The percolation metaphor can also be useful in this context as it helps to explain the quality of the order books when there are sudden changes in market liquidity. During the typical trading session where there is a wide diversity of opinions the order book will have a highly fractal quality (reflecting the fractious characteristics we have described) with many limit orders scattered through different price points.

This fractal organization provides liquidity throughout the price spectrum and even though price can jump between different levels that have been identified by traders to be significant under normal conditions, there will be several layers at which market activity can be conducted without discontinuities arising. If, however, there is a sudden change in price or the sudden emergence of a much more coherent and united view of the price direction then many market participants will begin to change their order flow and cancel previous limit orders. A major realignment of orders takes place and they will all be tending towards the one side of the market which is becoming the prevailing direction.

The scalpers who have been constantly caught out by trying to fade amove which does notwant to be faded, the position trader who is on the wrong side of the market and is seeing the position P&L steadily moving against him and the momentum traders who see a locomotive that is gaining speed are all persuaded to climb aboard. Naturally inclined skeptics and contrarians either join the emerging consensus as well or step aside deciding that there is an irresistible force at work.

Coherence and unequivocal opinion emerges and once certain price and volume thresholds are crossed then the degree of consistency in the estimation of near-term direction becomes not only something that the market notices but it becomes the phenomenon itself. At such points it can be noted that nothing influences price development more than the way that price is developing.
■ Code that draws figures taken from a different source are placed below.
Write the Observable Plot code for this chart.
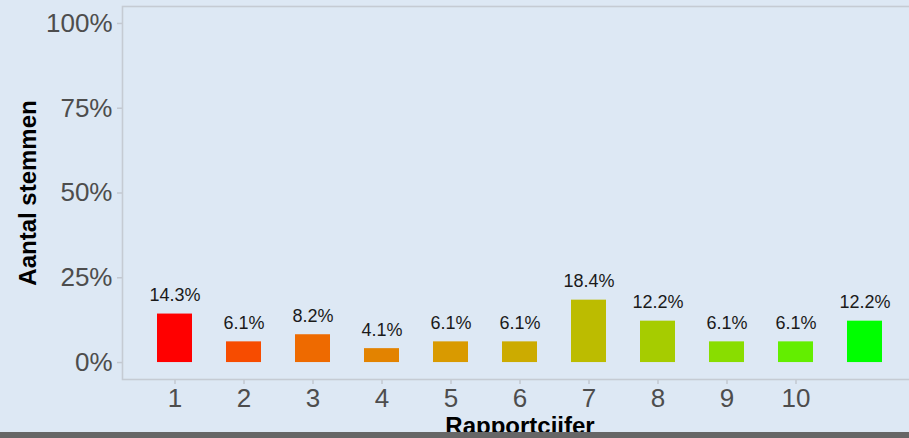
<!DOCTYPE html>
<html>
<head>
<meta charset="utf-8">
<script src="https://cdn.jsdelivr.net/npm/d3@7"></script>
<script src="https://cdn.jsdelivr.net/npm/@observablehq/plot@0.6"></script>
<style>
  html, body { margin: 0; padding: 0; background: #dde8f4; overflow: hidden; }
  #chart svg { display: block; }
  #chart [aria-label*="axis"] text { fill: #4d4d4d; }
  #chart [aria-label*="axis"] line, #chart [aria-label*="axis"] path { stroke: #c2c8d0; stroke-width: 1.5; }
  #strip { height: 6px; background: #666666; }
</style>
</head>
<body>
<div id="chart"></div>
<div id="strip"></div>
<script>
const categories = ["1", "2", "3", "4", "5", "6", "7", "8", "9", "10", "NA"];
const shares = [14.3, 6.1, 8.2, 4.1, 6.1, 6.1, 18.4, 12.2, 6.1, 6.1, 12.2];
const barColors = ["#ff0000", "#f74c00", "#ee6a00", "#e38300", "#d99a00", "#ccab00", "#bcbc00", "#a6cc00", "#89dd00", "#63ee00", "#00ff00"];
const xTicks = ["1", "2", "3", "4", "5", "6", "7", "8", "9", "10"];
const yTicks = [0, 25, 50, 75, 100];
const xTitle = "Rapportcijfer";
const yTitle = "Aantal stemmen";

const data = categories.map((c, i) => ({cat: c, share: shares[i]}));

const chart = Plot.plot({
  width: 909,
  height: 432,
  marginTop: 6,
  marginBottom: 53,
  marginLeft: 122,
  marginRight: -8,
  style: {background: "#dde8f4", fontFamily: "Liberation Sans, Arial, sans-serif", fontSize: "26px", color: "#4d4d4d"},
  x: {domain: categories, padding: 0.5, ticks: xTicks, tickSize: 5, tickPadding: 4, label: null},
  y: {domain: [-5, 105], ticks: yTicks, tickFormat: d => d + "%", tickSize: 5, tickPadding: 5, label: null},
  color: {domain: categories, range: barColors},
  marks: [
    Plot.frame({stroke: "#c5cbd3", strokeWidth: 1.6}),
    Plot.barY(data, {x: "cat", y: "share", fill: "cat"}),
    Plot.text(data, {x: "cat", y: "share", text: d => d.share.toFixed(1) + "%", dy: -13, lineAnchor: "bottom", fontSize: 18, fill: "#1a1a1a"}),
    Plot.text([xTitle], {frameAnchor: "bottom", dy: 54, lineAnchor: "bottom", textAnchor: "middle", text: d => d, fontSize: 24, fontWeight: "bold", fill: "#000"}),
    Plot.text([yTitle], {frameAnchor: "left", dx: -94, rotate: -90, lineAnchor: "middle", textAnchor: "middle", text: d => d, fontSize: 24, fontWeight: "bold", fill: "#000"})
  ]
});
document.getElementById("chart").appendChild(chart);
</script>
</body>
</html>
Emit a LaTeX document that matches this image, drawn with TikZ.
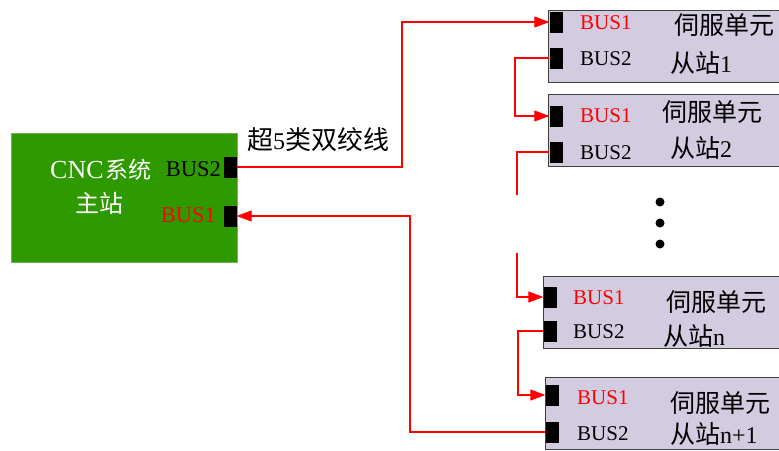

The extreme trending process becomes inherently self-aware and recursive in a process that is sometimes called positive feedback. In terms of the percolation model the normal fractious nature of the order book, by agents operating at different time frames with different price targets, starts to dissolve and large gaps open up in the granularity and position sizes of the order flow. Price changes not only percolate between time frames but there is an alignment across time frames as traders in all time horizons amend their orders. The percolation threshold expands beyond a critical level at which price movement becomes accelerated.